* **The exercise**: Both boundary lines count: repeat, exactly and alone, the lines from the one containing "Give me the TikZ source for this diagram." to the one containing "(0,0) rectangle (690,465);", with pictures left out.

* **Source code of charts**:
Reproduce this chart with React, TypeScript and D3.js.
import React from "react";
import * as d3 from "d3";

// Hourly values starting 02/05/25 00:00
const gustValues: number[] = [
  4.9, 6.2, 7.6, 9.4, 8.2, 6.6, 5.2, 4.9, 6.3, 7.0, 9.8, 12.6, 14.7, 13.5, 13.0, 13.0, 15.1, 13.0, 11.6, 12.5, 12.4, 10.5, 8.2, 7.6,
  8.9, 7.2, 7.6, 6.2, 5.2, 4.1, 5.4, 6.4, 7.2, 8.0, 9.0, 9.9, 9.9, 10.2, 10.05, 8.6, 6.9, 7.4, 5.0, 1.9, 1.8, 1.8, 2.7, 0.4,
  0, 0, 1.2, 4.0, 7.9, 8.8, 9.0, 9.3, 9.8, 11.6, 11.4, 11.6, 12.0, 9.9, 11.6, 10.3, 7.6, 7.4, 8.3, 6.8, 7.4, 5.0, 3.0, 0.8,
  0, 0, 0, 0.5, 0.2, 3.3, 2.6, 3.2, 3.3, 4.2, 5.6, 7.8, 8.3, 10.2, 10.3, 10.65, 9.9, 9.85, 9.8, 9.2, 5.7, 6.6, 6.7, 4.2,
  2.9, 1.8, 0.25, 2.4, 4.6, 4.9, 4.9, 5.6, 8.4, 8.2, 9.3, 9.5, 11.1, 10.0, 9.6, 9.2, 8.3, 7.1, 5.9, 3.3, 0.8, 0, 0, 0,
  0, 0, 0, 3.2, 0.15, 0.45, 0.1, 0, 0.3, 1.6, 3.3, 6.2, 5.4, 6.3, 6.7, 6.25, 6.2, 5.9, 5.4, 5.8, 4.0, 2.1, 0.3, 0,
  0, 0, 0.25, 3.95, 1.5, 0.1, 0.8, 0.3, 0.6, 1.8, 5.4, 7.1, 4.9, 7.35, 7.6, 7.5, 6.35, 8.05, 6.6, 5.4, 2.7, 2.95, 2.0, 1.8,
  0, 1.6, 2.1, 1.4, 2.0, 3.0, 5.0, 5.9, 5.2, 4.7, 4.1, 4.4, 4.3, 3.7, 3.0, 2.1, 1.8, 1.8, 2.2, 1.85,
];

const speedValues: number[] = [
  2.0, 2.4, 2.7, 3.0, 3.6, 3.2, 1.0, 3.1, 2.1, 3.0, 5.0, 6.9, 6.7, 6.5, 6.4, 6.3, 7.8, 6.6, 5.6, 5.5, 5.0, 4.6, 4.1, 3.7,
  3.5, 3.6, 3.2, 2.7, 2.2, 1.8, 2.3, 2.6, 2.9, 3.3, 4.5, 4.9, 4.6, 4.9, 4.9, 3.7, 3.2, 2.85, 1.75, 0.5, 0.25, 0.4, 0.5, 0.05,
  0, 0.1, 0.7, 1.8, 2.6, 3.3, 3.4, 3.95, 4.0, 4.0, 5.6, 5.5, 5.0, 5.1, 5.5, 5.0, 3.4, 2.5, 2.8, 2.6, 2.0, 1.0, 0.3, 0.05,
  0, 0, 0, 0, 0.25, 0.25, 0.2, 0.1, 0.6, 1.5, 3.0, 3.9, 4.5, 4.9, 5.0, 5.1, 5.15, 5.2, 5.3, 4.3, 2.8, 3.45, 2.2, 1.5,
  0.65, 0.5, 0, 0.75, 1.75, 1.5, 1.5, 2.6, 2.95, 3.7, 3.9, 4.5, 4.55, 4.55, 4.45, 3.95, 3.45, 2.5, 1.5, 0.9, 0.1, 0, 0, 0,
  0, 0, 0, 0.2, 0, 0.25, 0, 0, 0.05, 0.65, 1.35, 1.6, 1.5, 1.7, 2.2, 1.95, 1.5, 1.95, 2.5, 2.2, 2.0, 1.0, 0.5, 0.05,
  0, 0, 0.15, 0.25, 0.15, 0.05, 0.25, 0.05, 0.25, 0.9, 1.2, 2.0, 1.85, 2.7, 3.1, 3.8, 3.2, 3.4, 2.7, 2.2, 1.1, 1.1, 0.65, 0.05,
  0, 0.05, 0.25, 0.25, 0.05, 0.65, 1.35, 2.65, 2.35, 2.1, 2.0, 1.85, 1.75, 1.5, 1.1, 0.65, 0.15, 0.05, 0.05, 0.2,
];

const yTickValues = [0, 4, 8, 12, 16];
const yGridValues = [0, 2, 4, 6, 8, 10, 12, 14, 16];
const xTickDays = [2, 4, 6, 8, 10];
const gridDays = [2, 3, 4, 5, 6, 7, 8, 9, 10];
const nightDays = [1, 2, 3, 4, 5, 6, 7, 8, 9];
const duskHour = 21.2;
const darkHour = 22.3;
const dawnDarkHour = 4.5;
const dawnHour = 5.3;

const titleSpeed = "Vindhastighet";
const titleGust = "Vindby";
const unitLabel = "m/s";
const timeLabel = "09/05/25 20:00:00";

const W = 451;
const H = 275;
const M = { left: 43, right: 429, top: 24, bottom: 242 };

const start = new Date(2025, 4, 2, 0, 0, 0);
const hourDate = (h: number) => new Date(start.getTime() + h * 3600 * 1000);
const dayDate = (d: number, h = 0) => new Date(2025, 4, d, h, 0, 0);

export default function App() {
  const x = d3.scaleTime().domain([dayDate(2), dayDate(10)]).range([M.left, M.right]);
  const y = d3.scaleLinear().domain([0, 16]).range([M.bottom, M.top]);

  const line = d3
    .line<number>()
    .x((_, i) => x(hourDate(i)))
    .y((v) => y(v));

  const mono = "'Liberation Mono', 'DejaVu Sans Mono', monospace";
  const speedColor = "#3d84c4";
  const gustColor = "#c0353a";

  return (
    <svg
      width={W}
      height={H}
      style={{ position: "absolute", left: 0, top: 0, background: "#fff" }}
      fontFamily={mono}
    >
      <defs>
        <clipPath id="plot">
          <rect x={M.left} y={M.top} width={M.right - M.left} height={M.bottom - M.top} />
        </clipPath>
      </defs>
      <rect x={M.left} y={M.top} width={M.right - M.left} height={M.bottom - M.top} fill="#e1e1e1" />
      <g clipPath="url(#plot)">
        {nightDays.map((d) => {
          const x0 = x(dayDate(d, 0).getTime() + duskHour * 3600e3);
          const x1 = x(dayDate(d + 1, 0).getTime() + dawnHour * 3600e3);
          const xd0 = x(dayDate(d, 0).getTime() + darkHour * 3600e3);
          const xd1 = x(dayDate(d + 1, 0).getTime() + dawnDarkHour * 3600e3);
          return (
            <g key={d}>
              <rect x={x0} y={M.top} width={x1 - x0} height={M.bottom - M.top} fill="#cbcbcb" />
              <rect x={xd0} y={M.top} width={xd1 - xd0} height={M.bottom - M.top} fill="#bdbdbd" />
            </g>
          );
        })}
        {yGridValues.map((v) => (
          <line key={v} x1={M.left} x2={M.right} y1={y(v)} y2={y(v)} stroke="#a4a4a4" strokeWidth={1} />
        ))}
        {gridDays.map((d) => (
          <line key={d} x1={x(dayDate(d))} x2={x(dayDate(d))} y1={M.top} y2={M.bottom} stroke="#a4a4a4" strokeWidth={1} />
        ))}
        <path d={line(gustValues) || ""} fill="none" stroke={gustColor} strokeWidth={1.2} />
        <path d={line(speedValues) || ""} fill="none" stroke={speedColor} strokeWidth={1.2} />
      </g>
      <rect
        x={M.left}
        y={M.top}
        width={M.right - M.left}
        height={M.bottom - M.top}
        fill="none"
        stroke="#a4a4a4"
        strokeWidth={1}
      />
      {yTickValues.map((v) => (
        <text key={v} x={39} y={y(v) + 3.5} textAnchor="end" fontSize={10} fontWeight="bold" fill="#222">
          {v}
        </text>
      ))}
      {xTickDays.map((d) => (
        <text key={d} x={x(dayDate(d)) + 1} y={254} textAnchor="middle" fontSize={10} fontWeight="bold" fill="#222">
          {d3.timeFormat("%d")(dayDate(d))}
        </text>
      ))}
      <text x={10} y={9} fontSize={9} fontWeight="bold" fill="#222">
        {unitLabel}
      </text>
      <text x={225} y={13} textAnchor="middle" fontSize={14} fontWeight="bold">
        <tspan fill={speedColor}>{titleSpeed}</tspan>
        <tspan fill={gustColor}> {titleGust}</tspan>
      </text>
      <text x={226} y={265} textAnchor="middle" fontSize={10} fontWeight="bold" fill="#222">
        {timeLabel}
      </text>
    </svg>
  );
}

* * *

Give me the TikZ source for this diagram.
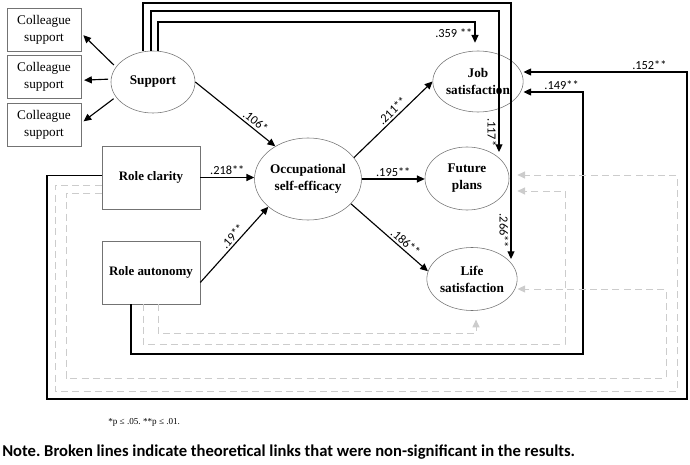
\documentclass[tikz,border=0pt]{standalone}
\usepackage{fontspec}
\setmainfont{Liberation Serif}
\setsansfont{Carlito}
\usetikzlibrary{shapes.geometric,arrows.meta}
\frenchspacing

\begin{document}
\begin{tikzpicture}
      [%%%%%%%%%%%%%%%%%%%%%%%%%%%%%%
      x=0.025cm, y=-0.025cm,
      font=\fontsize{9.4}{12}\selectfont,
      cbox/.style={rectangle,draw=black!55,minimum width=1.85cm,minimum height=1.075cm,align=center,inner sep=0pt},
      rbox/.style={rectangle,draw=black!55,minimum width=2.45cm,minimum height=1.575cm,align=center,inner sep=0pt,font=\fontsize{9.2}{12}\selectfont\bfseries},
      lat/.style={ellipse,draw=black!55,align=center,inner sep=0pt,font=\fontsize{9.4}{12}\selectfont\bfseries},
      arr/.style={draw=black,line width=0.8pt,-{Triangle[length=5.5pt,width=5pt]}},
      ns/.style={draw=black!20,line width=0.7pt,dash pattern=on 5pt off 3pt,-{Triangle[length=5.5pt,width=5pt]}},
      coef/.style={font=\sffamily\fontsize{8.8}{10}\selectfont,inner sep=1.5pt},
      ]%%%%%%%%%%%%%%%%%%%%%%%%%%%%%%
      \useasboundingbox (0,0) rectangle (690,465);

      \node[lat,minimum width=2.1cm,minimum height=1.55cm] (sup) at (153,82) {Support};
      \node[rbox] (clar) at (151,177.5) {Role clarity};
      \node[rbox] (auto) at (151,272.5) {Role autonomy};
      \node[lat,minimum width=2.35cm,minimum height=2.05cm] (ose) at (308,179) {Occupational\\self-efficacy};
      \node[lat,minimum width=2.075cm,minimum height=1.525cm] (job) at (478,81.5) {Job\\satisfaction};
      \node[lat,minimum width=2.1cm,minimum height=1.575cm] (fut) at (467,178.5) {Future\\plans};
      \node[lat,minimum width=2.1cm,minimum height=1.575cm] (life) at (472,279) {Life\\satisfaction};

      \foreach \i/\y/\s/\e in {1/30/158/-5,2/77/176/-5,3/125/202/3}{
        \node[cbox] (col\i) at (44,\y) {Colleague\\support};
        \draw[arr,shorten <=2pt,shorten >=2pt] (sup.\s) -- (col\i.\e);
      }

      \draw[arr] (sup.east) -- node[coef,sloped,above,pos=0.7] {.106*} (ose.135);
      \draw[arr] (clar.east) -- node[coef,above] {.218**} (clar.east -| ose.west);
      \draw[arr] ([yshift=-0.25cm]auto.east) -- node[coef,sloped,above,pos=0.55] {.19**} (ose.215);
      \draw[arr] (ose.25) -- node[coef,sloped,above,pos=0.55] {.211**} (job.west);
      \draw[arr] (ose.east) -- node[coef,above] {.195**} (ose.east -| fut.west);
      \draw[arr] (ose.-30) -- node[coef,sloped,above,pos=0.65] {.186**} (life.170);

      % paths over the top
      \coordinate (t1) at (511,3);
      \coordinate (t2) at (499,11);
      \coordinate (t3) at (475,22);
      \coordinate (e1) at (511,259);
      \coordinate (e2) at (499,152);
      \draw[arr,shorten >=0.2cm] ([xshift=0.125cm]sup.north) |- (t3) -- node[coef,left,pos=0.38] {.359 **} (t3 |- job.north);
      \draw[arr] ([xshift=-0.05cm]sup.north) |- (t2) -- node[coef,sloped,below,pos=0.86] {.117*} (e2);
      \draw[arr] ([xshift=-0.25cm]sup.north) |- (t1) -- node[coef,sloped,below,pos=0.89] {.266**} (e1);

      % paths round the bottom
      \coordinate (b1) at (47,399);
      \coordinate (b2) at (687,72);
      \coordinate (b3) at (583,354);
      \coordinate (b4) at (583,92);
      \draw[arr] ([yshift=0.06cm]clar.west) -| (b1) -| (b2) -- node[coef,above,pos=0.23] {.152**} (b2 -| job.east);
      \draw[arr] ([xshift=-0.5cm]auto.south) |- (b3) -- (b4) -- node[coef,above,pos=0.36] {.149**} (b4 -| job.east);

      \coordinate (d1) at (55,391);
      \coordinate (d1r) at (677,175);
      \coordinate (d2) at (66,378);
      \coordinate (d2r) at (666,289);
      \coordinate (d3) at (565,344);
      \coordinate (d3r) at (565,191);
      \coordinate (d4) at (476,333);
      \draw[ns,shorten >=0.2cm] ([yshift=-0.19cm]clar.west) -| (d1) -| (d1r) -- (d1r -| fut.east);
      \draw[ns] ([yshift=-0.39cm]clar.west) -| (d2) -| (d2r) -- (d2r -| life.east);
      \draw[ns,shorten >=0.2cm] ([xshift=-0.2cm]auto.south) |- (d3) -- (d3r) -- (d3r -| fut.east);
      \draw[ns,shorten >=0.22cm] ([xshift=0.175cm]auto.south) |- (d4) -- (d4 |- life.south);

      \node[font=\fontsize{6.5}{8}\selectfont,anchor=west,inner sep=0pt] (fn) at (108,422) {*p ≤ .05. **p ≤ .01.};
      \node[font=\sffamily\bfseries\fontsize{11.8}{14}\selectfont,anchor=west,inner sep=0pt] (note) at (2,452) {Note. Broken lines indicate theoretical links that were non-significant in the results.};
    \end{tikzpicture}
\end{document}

* **Response**:
Give me the TikZ source for this diagram.
\documentclass[tikz,border=0pt]{standalone}
\usepackage{fontspec}
\setmainfont{Liberation Serif}
\setsansfont{Carlito}
\usetikzlibrary{shapes.geometric,arrows.meta}
\frenchspacing

\begin{document}
\begin{tikzpicture}
      [%%%%%%%%%%%%%%%%%%%%%%%%%%%%%%
      x=0.025cm, y=-0.025cm,
      font=\fontsize{9.4}{12}\selectfont,
      cbox/.style={rectangle,draw=black!55,minimum width=1.85cm,minimum height=1.075cm,align=center,inner sep=0pt},
      rbox/.style={rectangle,draw=black!55,minimum width=2.45cm,minimum height=1.575cm,align=center,inner sep=0pt,font=\fontsize{9.2}{12}\selectfont\bfseries},
      lat/.style={ellipse,draw=black!55,align=center,inner sep=0pt,font=\fontsize{9.4}{12}\selectfont\bfseries},
      arr/.style={draw=black,line width=0.8pt,-{Triangle[length=5.5pt,width=5pt]}},
      ns/.style={draw=black!20,line width=0.7pt,dash pattern=on 5pt off 3pt,-{Triangle[length=5.5pt,width=5pt]}},
      coef/.style={font=\sffamily\fontsize{8.8}{10}\selectfont,inner sep=1.5pt},
      ]%%%%%%%%%%%%%%%%%%%%%%%%%%%%%%
      \useasboundingbox (0,0) rectangle (690,465);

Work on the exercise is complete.